Our position: The Orange County School Board isn't doing enough for students learning English.

Does the Orange County school district need a translator?

It seems to have a hard time understanding what it should do differently for kids who don't speak or understand English well.

It's disturbing that a recent state investigation found deficiencies in the way the district provided instruction to non-English-speaking kids last year, despite the fact that an earlier state audit found similar problems.

There still were situations, for example, where students at many different learning levels were grouped in one English-instruction class. What's more, some schools still didn't have an adequate system to identify and place gifted students if they didn't speak English.

Even worse, some schools continued to send home information in English to parents who didn't read or speak English.

The School Board appears to be missing in action on this issue. It needs to take charge. It needs to make clear the high priority it puts on having every administrator and teacher in the district know his or her responsibilities to make sure learning is occurring in that program.

If high expectations don't filter down to every classroom, children learning English are left adrift. They don't have the same opportunity to learn math, sciences and the arts that students whose first language is English have.

Younger children have less likelihood of learning to read by nine, and older students are more likely to drop out.

In the early 20th century, it didn't matter as much if non-English-speaking students dropped out of school in frustration. Society didn't expect most students to complete high school, much less college, and dropouts could easily get work in farms or factories or start their own businesses.

But in today's high-tech economy, students who drop out don't have the opportunities to succeed that low-skilled Americans had a century ago. High-school dropouts are the lowest paid members of society, with few opportunities to advance.

No one should underestimate the challenge of reaching English learners. Orange County's students come from 223 countries and speak 143 languages and dialects. Hispanics make up 21.5 percent of the district's student population, but the district also has large populations of students who speak Haitian Creole, Portuguese and Vietnamese.

In addition, experts disagree about the best strategies for grounding students in English, and each side presents good arguments.

But the biggest challenge by far in Orange County is the district's slow-moving bureaucracy, which seems to take forever to filter down expectations to each school.

It's in the district's best interests to move more quickly to help English learners because its academic reputation is at stake. The Hispanic graduation rate in Orange County of 55.4 percent, for example, affects the district's overall rate, which is 59.8 percent.

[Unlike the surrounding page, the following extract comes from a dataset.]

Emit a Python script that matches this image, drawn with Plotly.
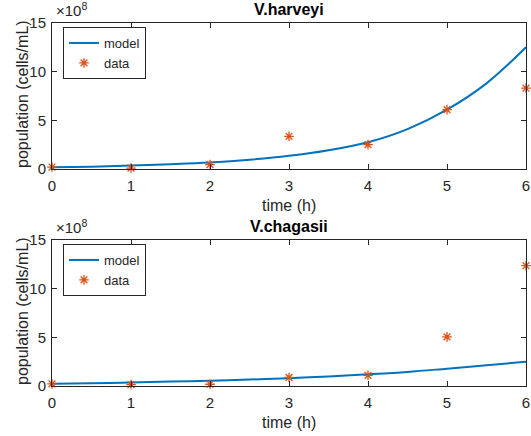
import plotly.graph_objects as go

# ---- data (cells/mL) ----
t_data = [0, 1, 2, 3, 4, 5, 6]
harveyi_data = [0.20e8, 0.10e8, 0.45e8, 3.36e8, 2.50e8, 6.10e8, 8.30e8]
chagasii_data = [0.22e8, 0.15e8, 0.18e8, 0.88e8, 1.10e8, 5.05e8, 12.36e8]

t_model = [0, 0.5, 1, 1.5, 2, 2.5, 3, 3.5, 4, 4.5, 5, 5.5, 6]
harveyi_model = [0.17e8, 0.24e8, 0.35e8, 0.49e8, 0.67e8, 0.95e8, 1.35e8,
                 1.92e8, 2.75e8, 4.1e8, 6.1e8, 8.8e8, 12.5e8]
chagasii_model = [0.22e8, 0.28e8, 0.36e8, 0.45e8, 0.55e8, 0.66e8, 0.80e8,
                  0.98e8, 1.20e8, 1.45e8, 1.78e8, 2.12e8, 2.50e8]

x_ticks = [0, 1, 2, 3, 4, 5, 6]
y_ticks = [0, 5e8, 10e8, 15e8]
y_tick_labels = ["0", "5", "10", "15"]
titles = ["V.harveyi", "V.chagasii"]
x_label = "time (h)"
y_label = "population (cells/mL)"

BLUE = "#0072BD"
ORANGE = "#D95319"
AX = "#262626"
FONT = "Liberation Sans, Arial, sans-serif"

W, H = 531, 436
px = lambda v: v / W
py = lambda v: 1 - v / H

fig = go.Figure()

panels = [
    dict(model=harveyi_model, data=harveyi_data, top=23, bottom=169,
         xa="x", ya="y", legend="legend"),
    dict(model=chagasii_model, data=chagasii_data, top=240, bottom=386,
         xa="x2", ya="y2", legend="legend2"),
]

for p in panels:
    fig.add_trace(go.Scatter(
        x=t_model, y=p["model"], mode="lines", name="model",
        line=dict(color=BLUE, width=2, shape="spline"),
        xaxis=p["xa"], yaxis=p["ya"], legend=p["legend"]))
    fig.add_trace(go.Scatter(
        x=t_data, y=p["data"], mode="markers", name="data",
        marker=dict(symbol="asterisk-open", size=8, color=ORANGE,
                    line=dict(color=ORANGE, width=1.3)),
        cliponaxis=False,
        xaxis=p["xa"], yaxis=p["ya"], legend=p["legend"]))

left, right = 52, 526
axis_common = dict(
    showline=True, linecolor=AX, linewidth=1, mirror="ticks",
    ticks="inside", ticklen=5, tickwidth=1, tickcolor=AX,
    showgrid=False, zeroline=False, automargin=False,
    tickfont=dict(family=FONT, size=15, color=AX),
)

layout = dict(
    width=W, height=H,
    margin=dict(l=0, r=0, t=0, b=0),
    paper_bgcolor="white", plot_bgcolor="white",
    font=dict(family=FONT, color=AX),
    showlegend=True,
)

annotations = []
for i, p in enumerate(panels):
    sfx = "" if i == 0 else "2"
    layout["xaxis" + sfx] = dict(
        axis_common, domain=[px(left), px(right)], range=[0, 6],
        tickvals=x_ticks, anchor="y" + sfx, ticklabelstandoff=3,
        ticklabeloverflow="allow")
    layout["yaxis" + sfx] = dict(
        axis_common, domain=[py(p["bottom"]), py(p["top"])],
        range=[0, 15e8], tickvals=y_ticks, ticktext=y_tick_labels,
        anchor="x" + sfx, ticklabelstandoff=2)
    legend_key = "legend" if i == 0 else "legend2"
    layout[legend_key] = dict(
        x=px(63), y=py(p["top"] + 4), xanchor="left", yanchor="top",
        bgcolor="white", bordercolor=AX, borderwidth=1,
        font=dict(family=FONT, size=13, color=AX),
        tracegroupgap=0, itemwidth=30,
    )
    # title
    annotations.append(dict(
        text="<b>%s</b>" % titles[i], x=px(289), y=py(p["top"] - 14),
        xref="paper", yref="paper", xanchor="center", yanchor="middle",
        showarrow=False, font=dict(family=FONT, size=16, color="black")))
    # x label
    annotations.append(dict(
        text=x_label, x=px(289), y=py(p["bottom"] + 36),
        xref="paper", yref="paper", xanchor="center", yanchor="middle",
        showarrow=False, font=dict(family=FONT, size=16, color=AX)))
    # y label
    annotations.append(dict(
        text=y_label, x=px(22), y=py((p["top"] + p["bottom"]) / 2 - 2),
        xref="paper", yref="paper", xanchor="center", yanchor="middle",
        textangle=-90, showarrow=False,
        font=dict(family=FONT, size=16, color=AX)))
    # exponent
    annotations.append(dict(
        text="×10<sup>8</sup>", x=px(54), y=py(p["top"] - 2),
        xref="paper", yref="paper", xanchor="left", yanchor="bottom",
        showarrow=False, font=dict(family=FONT, size=15, color=AX)))

layout["annotations"] = annotations
fig.update_layout(**layout)

fig.write_html("out.html",
               config={"displayModeBar": False},
               post_script="document.body.style.margin='0';"
                           "document.body.style.overflow='hidden';")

The problem isn't that the school district is doing nothing about English-language instruction. There's plenty of activity revolving around those programs in Orange County.

Through the years, there have been meetings and more meetings. Today there are programs, teaching models, strategies and superintendent expectations.

The district even has developed a new measuring tool for principals to assess how well individual teachers are delivering English instruction.

All that activity means nothing, however, if accountability doesn't filter down to the classroom -- and soon.

Every day that goes by without a systematic approach to reaching non-English-speaking children is a day that thousands of students fall farther behind.

That shouldn't be hard for the School Board to understand.